The fact that antiquated energy technologies such as coal are never going to make a comeback (short of expensive, environmentally destructive subsidies) does not diminish the anger of miners and processors who have lost work. The reality of the ways in which largely unregulated globalization has contributed to the degradation of American labor provides enough of a grain of truth to provide cover for a profound and systemic (and consistent across regimes) lack of government support for a labor movement that is, in any case, woefully degraded by decades of impossible compromises.
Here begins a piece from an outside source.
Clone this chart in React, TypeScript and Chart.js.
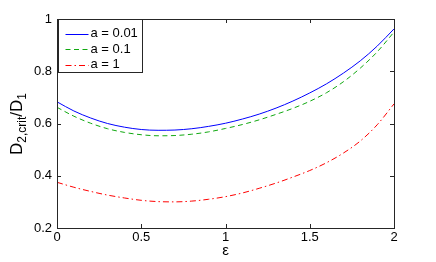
import React, { useEffect, useRef } from "react";
import { Chart, registerables } from "chart.js";
Chart.register(...registerables);

const epsilon = [0, 0.1, 0.2, 0.3, 0.4, 0.5, 0.6, 0.7, 0.8, 0.9, 1.0, 1.1, 1.2, 1.3, 1.4, 1.5, 1.6, 1.7, 1.8, 1.9, 2.0];
const seriesA001 = [0.683, 0.648, 0.621, 0.600, 0.586, 0.577, 0.574, 0.575, 0.580, 0.589, 0.601, 0.617, 0.636, 0.659, 0.686, 0.717, 0.752, 0.793, 0.840, 0.896, 0.962];
const seriesA01 = [0.662, 0.628, 0.601, 0.580, 0.566, 0.557, 0.553, 0.554, 0.559, 0.568, 0.581, 0.596, 0.614, 0.635, 0.658, 0.685, 0.718, 0.760, 0.812, 0.874, 0.950];
const seriesA1 = [0.375, 0.356, 0.340, 0.326, 0.315, 0.306, 0.301, 0.300, 0.303, 0.310, 0.320, 0.334, 0.352, 0.372, 0.395, 0.420, 0.450, 0.487, 0.533, 0.595, 0.675];
const seriesLabels = ["a = 0.01", "a = 0.1", "a = 1"];
const xTicks = ["0", "0.5", "1", "1.5", "2"];
const yTicks = ["0.2", "0.4", "0.6", "0.8", "1"];

const FONT = "'Liberation Sans', Arial, sans-serif";
const colors = ["#0000ff", "#10a810", "#ff0000"];
const dashes: number[][] = [[], [5, 3.5], [6, 3, 1.5, 3]];

const decorPlugin = {
  id: "decor",
  afterDraw(chart: any) {
    const { ctx, chartArea: a, scales } = chart;
    const xs = scales.x, ys = scales.y;
    ctx.save();
    ctx.strokeStyle = "#262626";
    ctx.lineWidth = 1;
    ctx.setLineDash([]);
    ctx.strokeRect(Math.round(a.left) + 0.5, Math.round(a.top) + 0.5, Math.round(a.right - a.left), Math.round(a.bottom - a.top));
    const tl = 4;
    ctx.beginPath();
    for (const v of [0, 0.5, 1, 1.5, 2]) {
      const px = Math.round(xs.getPixelForValue(v)) + 0.5;
      ctx.moveTo(px, a.bottom); ctx.lineTo(px, a.bottom - tl);
      ctx.moveTo(px, a.top); ctx.lineTo(px, a.top + tl);
    }
    for (const v of [0.2, 0.4, 0.6, 0.8, 1]) {
      const py = Math.round(ys.getPixelForValue(v)) + 0.5;
      ctx.moveTo(a.left, py); ctx.lineTo(a.left + tl, py);
      ctx.moveTo(a.right, py); ctx.lineTo(a.right - tl, py);
    }
    ctx.stroke();

    // legend
    const lx = Math.round(a.left) + 1.5, ly = Math.round(a.top) + 0.5;
    const lw = 84, lh = 53;
    ctx.fillStyle = "#fff";
    ctx.fillRect(lx, ly, lw, lh);
    ctx.strokeStyle = "#262626";
    ctx.strokeRect(lx, ly, lw, lh);
    ctx.font = `13px ${FONT}`;
    ctx.textBaseline = "middle";
    ctx.textAlign = "left";
    for (let i = 0; i < 3; i++) {
      const cy = ly + 14 + i * 15.5;
      ctx.strokeStyle = colors[i];
      ctx.setLineDash(dashes[i]);
      ctx.beginPath();
      ctx.moveTo(lx + 7, Math.round(cy) + 0.5);
      ctx.lineTo(lx + 30, Math.round(cy) + 0.5);
      ctx.stroke();
      ctx.setLineDash([]);
      ctx.fillStyle = "#000";
      ctx.fillText(seriesLabels[i], lx + 32, cy);
    }

    // y label with subscripts
    ctx.save();
    ctx.translate(22, 155);
    ctx.rotate(-Math.PI / 2);
    ctx.fillStyle = "#000";
    ctx.textBaseline = "alphabetic";
    let x = 0;
    const big = `17px ${FONT}`, small = `12px ${FONT}`;
    const parts: [string, boolean][] = [["D", false], ["2,crit", true], ["/D", false], ["1", true]];
    for (const [t, sub] of parts) {
      ctx.font = sub ? small : big;
      ctx.fillText(t, x, sub ? 4 : 0);
      x += ctx.measureText(t).width;
    }
    ctx.restore();

    // x label
    ctx.font = `15px ${FONT}`;
    ctx.fillStyle = "#000";
    ctx.textAlign = "center";
    ctx.textBaseline = "middle";
    ctx.fillText("ε", (a.left + a.right) / 2, 251);
    ctx.restore();
  },
};

export default function App() {
  const ref = useRef<HTMLCanvasElement>(null);
  useEffect(() => {
    document.body.style.margin = "0";
    const sets = [seriesA001, seriesA01, seriesA1];
    const chart = new Chart(ref.current!, {
      type: "line",
      data: {
        datasets: sets.map((s, i) => ({
          label: seriesLabels[i],
          data: s.map((v, j) => ({ x: epsilon[j], y: v })),
          borderColor: colors[i],
          borderWidth: 1,
          borderDash: dashes[i],
          pointRadius: 0,
          tension: 0.4,
          cubicInterpolationMode: "monotone" as const,
          fill: false,
        })),
      },
      options: {
        responsive: false,
        animation: false,
        layout: { padding: { top: 19, right: 42, left: 0, bottom: 0 } },
        plugins: { legend: { display: false }, tooltip: { enabled: false } },
        scales: {
          x: {
            type: "linear",
            min: 0,
            max: 2,
            afterBuildTicks: (s: any) => { s.ticks = xTicks.map((t) => ({ value: parseFloat(t) })); },
            ticks: {
              callback: (_v: any, i: number) => xTicks[i],
              font: { family: FONT, size: 13 },
              color: "#000",
              padding: 2,
              maxRotation: 0,
            },
            grid: { display: false, drawTicks: false },
            border: { display: false },
            afterFit: (s: any) => { s.height = 34; },
          },
          y: {
            type: "linear",
            min: 0.2,
            max: 1,
            afterBuildTicks: (s: any) => { s.ticks = yTicks.map((t) => ({ value: parseFloat(t) })); },
            ticks: {
              callback: (_v: any, i: number) => yTicks[i],
              font: { family: FONT, size: 13 },
              color: "#000",
              padding: 5,
            },
            grid: { display: false, drawTicks: false },
            border: { display: false },
            afterFit: (s: any) => { s.width = 57; },
          },
        },
      },
      plugins: [decorPlugin],
    });
    return () => chart.destroy();
  }, []);
  return (
    <div style={{ position: "absolute", left: 0, top: 0, width: 436, height: 262, background: "#fff" }}>
      <canvas ref={ref} width={436} height={262} style={{ display: "block" }} />
    </div>
  );
}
The divide between Producers and Parasites highlighted in the work of Berlet and Lyons in the context of the development of American-style populism remains important in the contemporary context, at least as a salient echo, but there is no contemporary movement that really addresses this division in a popular way. Occupy made an attempt, but in spite of my sympathy and admiration for what they were able to accomplish, it is Trump with his politics of open resentment populism who is now president, and various flavors of Republicans, who mostly espouse similar but less open forms of resentment populism, who control both houses of Congress as well as most state legislatures.

The most open question of the Trump adminstration is to what extent it will combine aggressive militarization–including pursuit of opportunistic wars–with domestic resentment populism. Such wars, properly couched, almost always provide at least a short term nationalist boost to a regime. This certainly worked in G. W. Bush’s favor when the 9/11 attacks effectively pressed the reset button on his lack-luster administration. Of course there is plenty of room for continuing and expanding militarization at home and all-too-bloody near war abroad, but I think that the optimistic predictions of a more isolationist America under Trump were always wishful thinking. As much as I want to be proved wrong, I anticipate (if not quite predict) expanded overseas belligerence and will not be surprised if it is on a massive scale. This in turn will provide more political cover for the aggressive expansion of  militarization at home and the free reign of resentment populism.

I’ll be very, very happy to be shown to be a doom-saying and myopic Cassandra.